» Set problem
Exactly the lines from the one containing "The picture is" through the one containing "import * as" must be returned; include both ends and nothing else.

» Material provided
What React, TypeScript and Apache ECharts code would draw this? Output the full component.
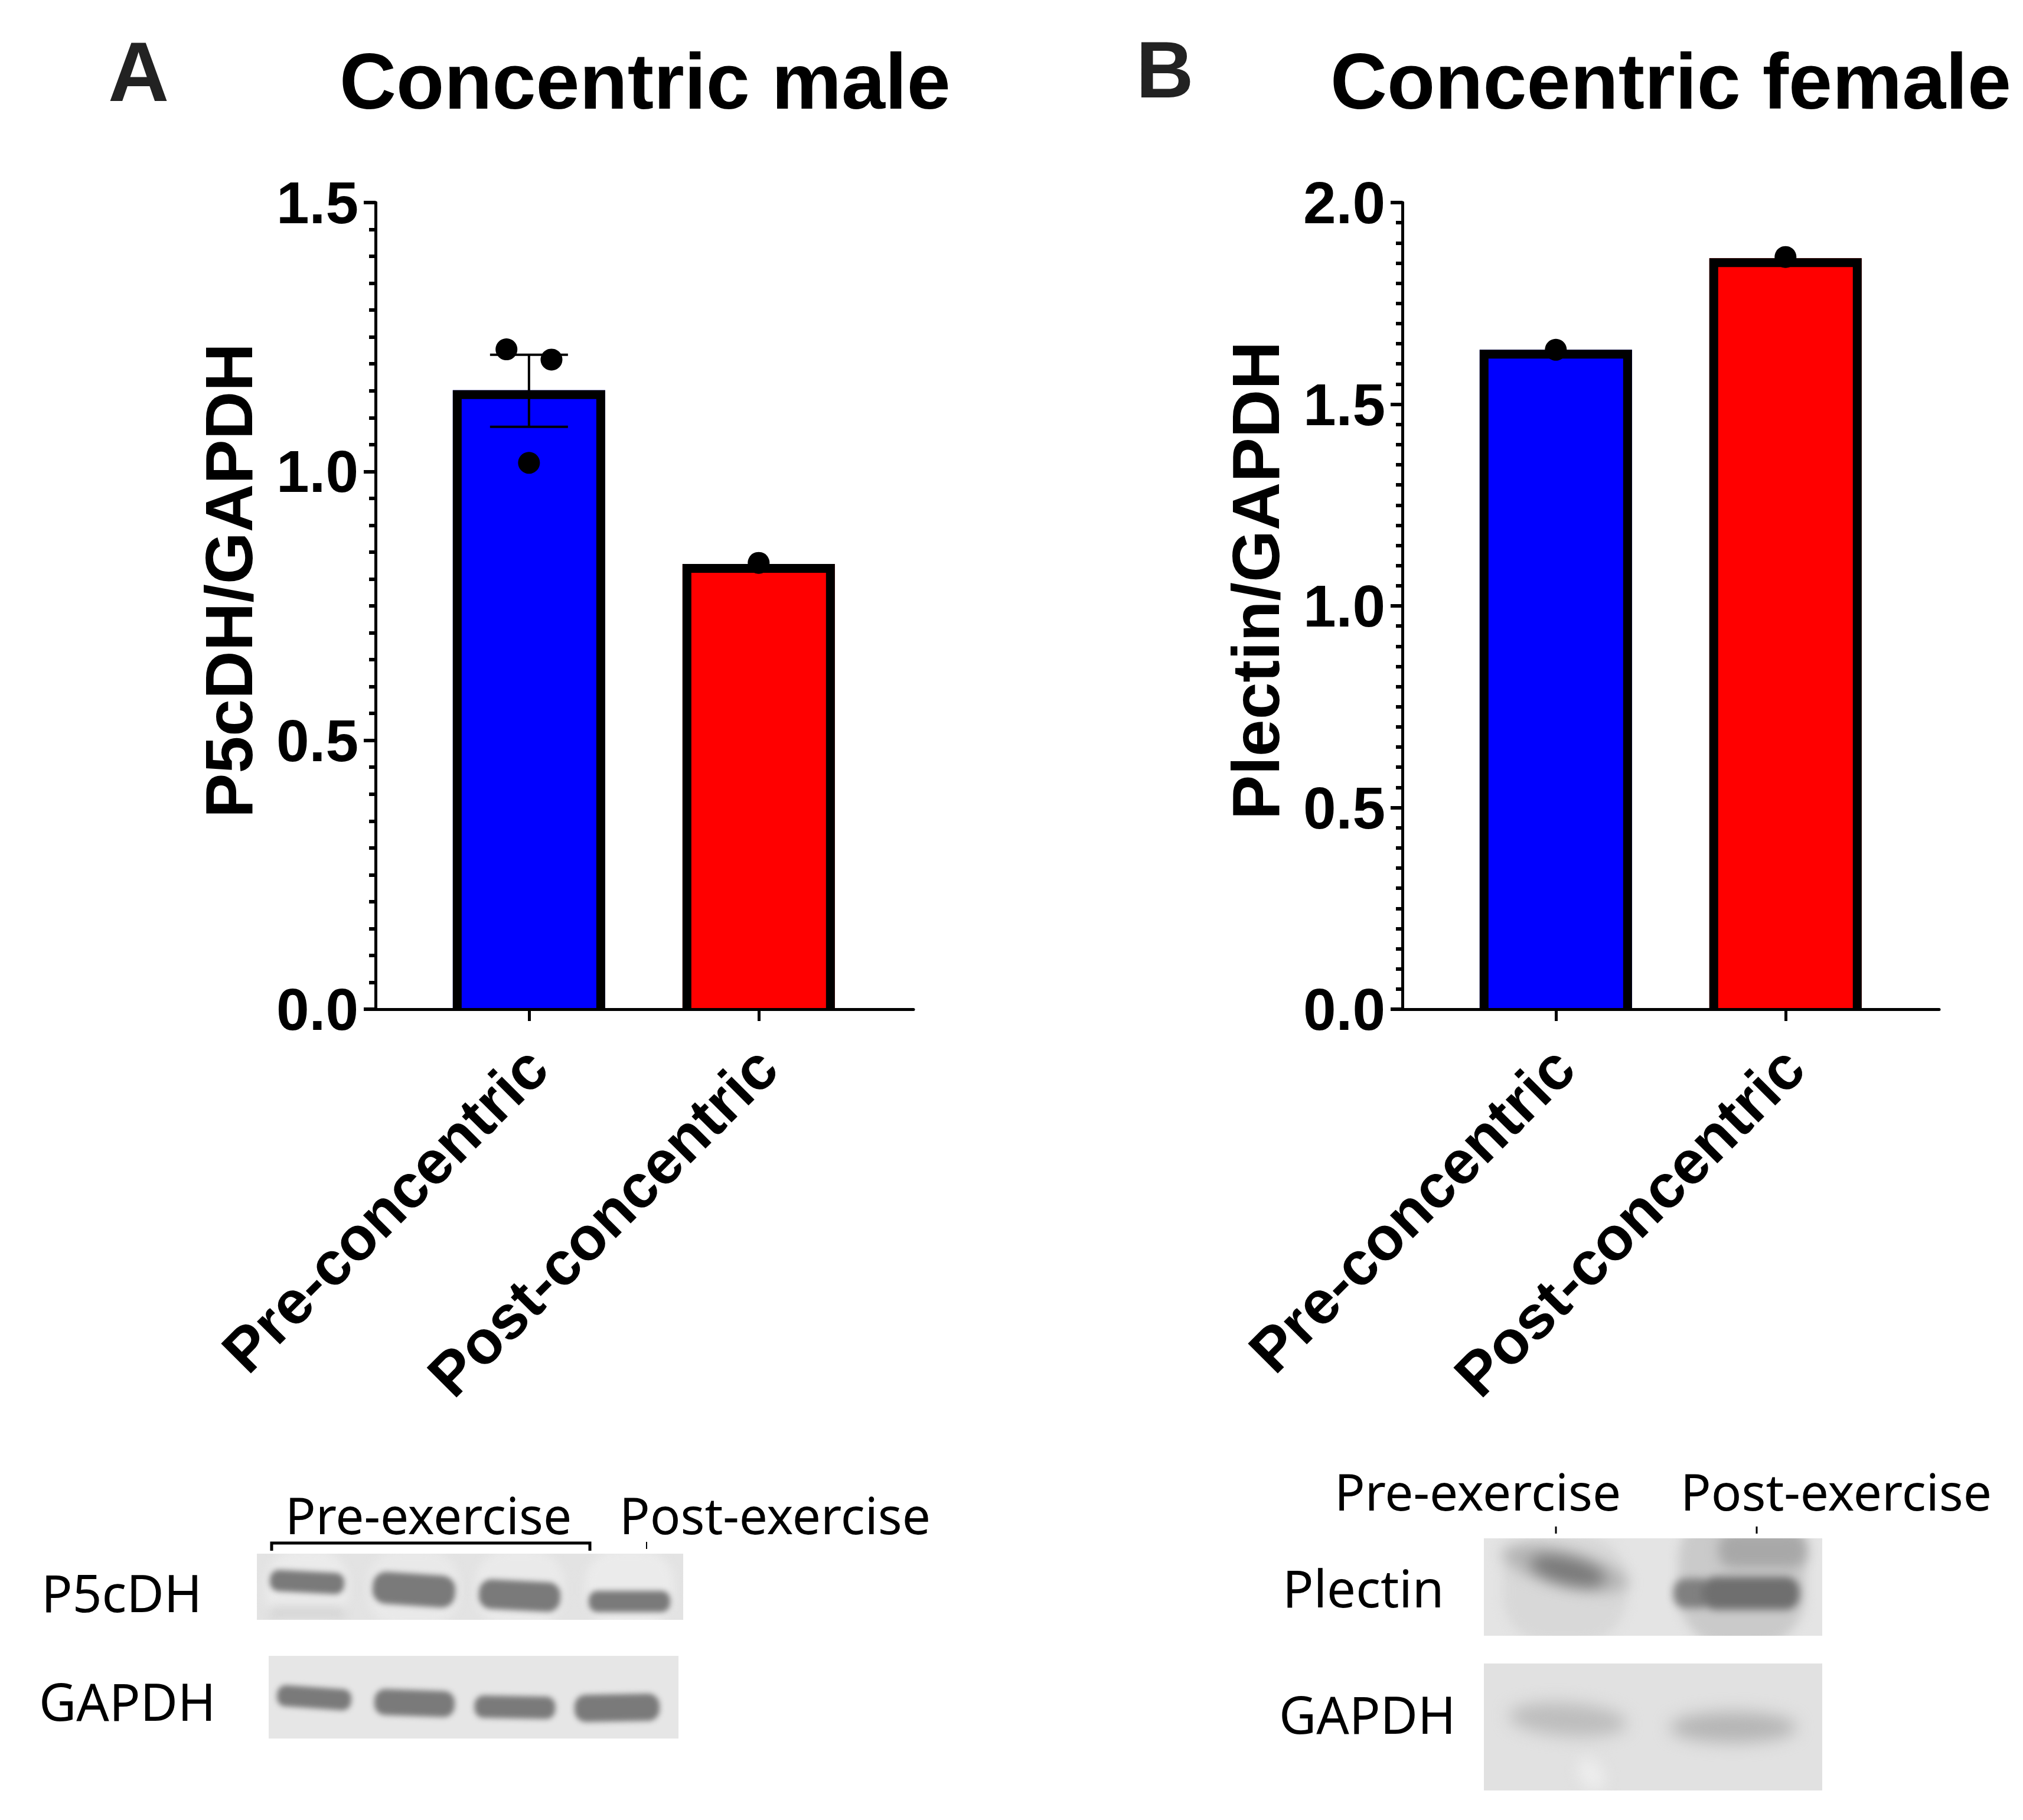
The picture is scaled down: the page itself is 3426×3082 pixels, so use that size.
import React, { useEffect, useRef } from "react";
import * as echarts from "echarts";

const categories = ["Pre-concentric", "Post-concentric"];
const barColors = ["#0000ff", "#ff0000"];
const maleBars = [1.151, 0.828];
const femaleBars = [1.635, 1.862];
const malePreDots = [1.227, 1.208, 1.016];
const malePreJitter = [-0.098, 0.098, 0];
const malePostDots = [0.83];
const femalePreDots = [1.635];
const femalePostDots = [1.865];
const maleError = [1.083, 1.217];
const yTicksMale = { max: 1.5, step: 0.5 };
const yTicksFemale = { max: 2.0, step: 0.5 };

const SANS = '"Liberation Sans", Arial, sans-serif';
const BLOT_FONT = '"Noto Sans", sans-serif';
const BAR_W = 258;
const BORDER = 15;

type Band = [number, number, number, number, number, string, number];
function blot(x: number, y: number, w: number, h: number, bg: string, lanes: Band[], bands: Band[]) {
  const c = document.createElement("canvas");
  c.width = w;
  c.height = h;
  const g = c.getContext("2d") as CanvasRenderingContext2D;
  g.fillStyle = bg;
  g.fillRect(0, 0, w, h);
  const draw = (b: Band, ellipse: boolean) => {
    const [cx, cy, bw, bh, rot, col, blur] = b;
    g.save();
    g.filter = `blur(${blur}px)`;
    g.fillStyle = col;
    g.translate(cx - x, cy - y);
    g.rotate((rot * Math.PI) / 180);
    g.beginPath();
    if (ellipse) g.ellipse(0, 0, bw / 2, bh / 2, 0, 0, Math.PI * 2);
    else g.roundRect(-bw / 2, -bh / 2, bw, bh, Math.min(bw, bh) * 0.42);
    g.fill();
    g.restore();
  };
  lanes.forEach((b) => draw(b, false));
  bands.forEach((b) => draw(b, b[6] > 10));
  return { type: "image", z: 1, style: { image: c.toDataURL("image/png"), x, y, width: w, height: h } };
}

function txt(text: string, x: number, baseline: number, size: number) {
  return {
    type: "text",
    z: 5,
    style: { text, x, y: baseline - size * 0.89, font: `${size}px ${BLOT_FONT}`, fill: "#000", verticalAlign: "top" },
  };
}

function line(x1: number, y1: number, x2: number, y2: number, w: number) {
  return { type: "line", z: 5, shape: { x1, y1, x2, y2 }, style: { stroke: "#000", lineWidth: w } };
}

function xAxisOf(gridIndex: number, min: number, max: number) {
  return {
    type: "value",
    gridIndex,
    min,
    max,
    z: 4,
    splitLine: { show: false },
    axisLine: { show: true, onZero: false, lineStyle: { color: "#000", width: 5 } },
    axisTick: { show: true, customValues: [1, 2], length: 20, lineStyle: { color: "#000", width: 5 } },
    axisLabel: {
      show: true,
      customValues: [1, 2],
      rotate: 45,
      margin: 95,
      padding: [0, -19, 0, 0],
      color: "#000",
      fontFamily: SANS,
      fontWeight: "bold",
      fontSize: 104,
      formatter: (v: number) => categories[v - 1],
    },
  };
}

function yAxisOf(gridIndex: number, name: string, t: { max: number; step: number }) {
  return {
    type: "value",
    gridIndex,
    min: 0,
    max: t.max,
    interval: t.step,
    name,
    nameLocation: "middle",
    nameRotate: 90,
    nameGap: 192,
    nameTextStyle: { color: "#000", fontFamily: SANS, fontWeight: "bold", fontSize: 113, padding: [0, 0, 0, 86] },
    splitLine: { show: false },
    axisLine: { show: true, lineStyle: { color: "#000", width: 5 } },
    axisTick: { show: true, length: 20, lineStyle: { color: "#000", width: 6 } },
    minorTick: { show: true, splitNumber: 10, length: 11, lineStyle: { color: "#000", width: 6 } },
    axisLabel: {
      margin: 29,
      color: "#000",
      fontFamily: SANS,
      fontWeight: "bold",
      fontSize: 100,
      formatter: (v: number) => v.toFixed(1),
    },
  };
}

function barSeries(i: number, vals: number[]) {
  return {
    type: "bar",
    xAxisIndex: i,
    yAxisIndex: i,
    barWidth: BAR_W,
    z: 2,
    data: vals.map((v, k) => ({ value: [k + 1, v], itemStyle: { color: barColors[k] } })),
  };
}

// three-sided outline: the reference's bars have no black edge along the axis
function outlineSeries(i: number, vals: number[]) {
  return {
    type: "custom",
    xAxisIndex: i,
    yAxisIndex: i,
    z: 3,
    data: vals.map((v, k) => [k + 1, v]),
    renderItem: (_: any, api: any) => {
      const top = api.coord([api.value(0), api.value(1)]);
      const base = api.coord([api.value(0), 0]);
      const half = BAR_W / 2 - BORDER / 2;
      return {
        type: "polyline",
        shape: {
          points: [
            [top[0] - half, base[1]],
            [top[0] - half, top[1] + BORDER / 2],
            [top[0] + half, top[1] + BORDER / 2],
            [top[0] + half, base[1]],
          ],
        },
        style: { stroke: "#000", lineWidth: BORDER, fill: "none", lineJoin: "miter" },
      };
    },
  };
}

function dotSeries(i: number, pts: number[][]) {
  return {
    type: "scatter",
    xAxisIndex: i,
    yAxisIndex: i,
    symbol: "circle",
    symbolSize: 37,
    z: 7,
    itemStyle: { color: "#000", opacity: 1 },
    data: pts,
  };
}

const option: any = {
  animation: false,
  backgroundColor: "#fff",
  title: [
    { text: "Concentric male", left: 570, top: 66, textStyle: { fontFamily: SANS, fontWeight: "bold", fontSize: 133, color: "#000" } },
    { text: "Concentric female", left: 2248, top: 66, textStyle: { fontFamily: SANS, fontWeight: "bold", fontSize: 133, color: "#000" } },
  ],
  grid: [
    { left: 636, top: 343, width: 911, height: 1366 },
    { left: 2375, top: 343, width: 909, height: 1366 },
  ],
  xAxis: [xAxisOf(0, 0.332, 2.674), xAxisOf(1, 0.332, 2.669)],
  yAxis: [yAxisOf(0, "P5cDH/GAPDH", yTicksMale), yAxisOf(1, "Plectin/GAPDH", yTicksFemale)],
  series: [
    barSeries(0, maleBars),
    barSeries(1, femaleBars),
    outlineSeries(0, maleBars),
    outlineSeries(1, femaleBars),
    {
      type: "custom",
      xAxisIndex: 0,
      yAxisIndex: 0,
      z: 6,
      data: [[1, maleError[0], maleError[1]]],
      renderItem: (_: any, api: any) => {
        const lo = api.coord([api.value(0), api.value(1)]);
        const hi = api.coord([api.value(0), api.value(2)]);
        const s = { stroke: "#000", lineWidth: 4 };
        const cap = 66;
        return {
          type: "group",
          children: [
            { type: "line", shape: { x1: lo[0], y1: lo[1], x2: hi[0], y2: hi[1] }, style: s },
            { type: "line", shape: { x1: lo[0] - cap, y1: lo[1], x2: lo[0] + cap, y2: lo[1] }, style: s },
            { type: "line", shape: { x1: hi[0] - cap, y1: hi[1], x2: hi[0] + cap, y2: hi[1] }, style: s },
          ],
        };
      },
    },
    dotSeries(0, [...malePreDots.map((v, i) => [1 + malePreJitter[i], v]), ...malePostDots.map((v) => [2, v])]),
    dotSeries(1, [...femalePreDots.map((v) => [1, v]), ...femalePostDots.map((v) => [2, v])]),
  ],
};

function overlays() {
  const dark = "#7a7a7a";
  const A1 = blot(435, 2631, 722, 112, "#e3e3e3", [
    [520, 2690, 140, 130, 0, "#ebebeb", 8],
    [700, 2690, 155, 130, 0, "#e9e9e9", 8],
    [880, 2690, 150, 130, 0, "#eaeaea", 8],
    [1066, 2690, 150, 130, 0, "#ebebeb", 8],
    [520, 2732, 130, 24, 0, "#d6d6d6", 8],
  ], [
    [520, 2679, 126, 36, 3, dark, 5],
    [701, 2692, 140, 54, 4, dark, 5],
    [880, 2702, 138, 50, 3, dark, 5],
    [1066, 2712, 138, 36, 0, dark, 5],
  ]);
  const A2 = blot(455, 2804, 694, 140, "#e6e6e6", [], [
    [532, 2875, 126, 36, 4, dark, 5],
    [702, 2884, 136, 44, 2, dark, 5],
    [872, 2891, 137, 38, 1, dark, 5],
    [1045, 2892, 144, 46, -1, dark, 5],
  ]);
  const B1 = blot(2513, 2605, 573, 165, "#e4e4e4", [
    [2650, 2690, 210, 180, 0, "#d8d8d8", 9],
    [2950, 2670, 215, 240, 0, "#cacaca", 9],
    [2985, 2625, 150, 60, 0, "#a8a8a8", 10],
  ], [
    [2650, 2656, 220, 60, 14, "#b4b4b4", 12],
    [2655, 2660, 130, 44, 14, "#7a7a7a", 12],
    [2866, 2698, 64, 50, 0, "#808080", 7],
    [2965, 2698, 165, 56, 0, "#6f6f6f", 7],
  ]);
  const B2 = blot(2513, 2817, 573, 215, "#e1e1e1", [], [
    [2655, 2912, 200, 56, 4, "#bdbdbd", 14],
    [2935, 2925, 215, 52, 0, "#b5b5b5", 14],
    [2695, 3005, 40, 60, -30, "#ededed", 12],
  ]);
  return [
    {
      type: "text",
      z: 5,
      style: { text: "A", x: 183, y: 50, font: `bold 143px ${SANS}`, fill: "#222", verticalAlign: "top" },
    },
    {
      type: "text",
      z: 5,
      style: { text: "B", x: 1924, y: 51, font: `bold 135px ${SANS}`, fill: "#222", verticalAlign: "top" },
    },
    A1,
    A2,
    B1,
    B2,
    txt("Pre-exercise", 483, 2598, 85.5),
    txt("Post-exercise", 1049, 2598, 85.5),
    txt("P5cDH", 70, 2730, 87),
    txt("GAPDH", 66, 2914, 87),
    { type: "polyline", z: 5, shape: { points: [[460, 2626], [460, 2613], [999, 2613], [999, 2626]] }, style: { stroke: "#000", lineWidth: 5, fill: "none" } },
    line(1095, 2611, 1095, 2623, 2),
    txt("Pre-exercise", 2260, 2558, 85.5),
    txt("Post-exercise", 2846, 2558, 85.5),
    txt("Plectin", 2172, 2722, 87),
    txt("GAPDH", 2166, 2936, 87),
    line(2635, 2585, 2635, 2597, 3),
    line(2975, 2585, 2975, 2597, 3),
  ];
}

export default function App() {
  const ref = useRef<HTMLDivElement>(null);
  useEffect(() => {
    document.body.style.margin = "0";
    const chart = echarts.init(ref.current as HTMLDivElement, undefined, { renderer: "svg" });
    chart.setOption({ ...option, graphic: { elements: overlays() } });
    return () => chart.dispose();
  }, []);
  return <div ref={ref} style={{ width: 3426, height: 3082 }} />;
}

» Task response
The picture is scaled down: the page itself is 3426×3082 pixels, so use that size.
import React, { useEffect, useRef } from "react";
import * as echarts from "echarts";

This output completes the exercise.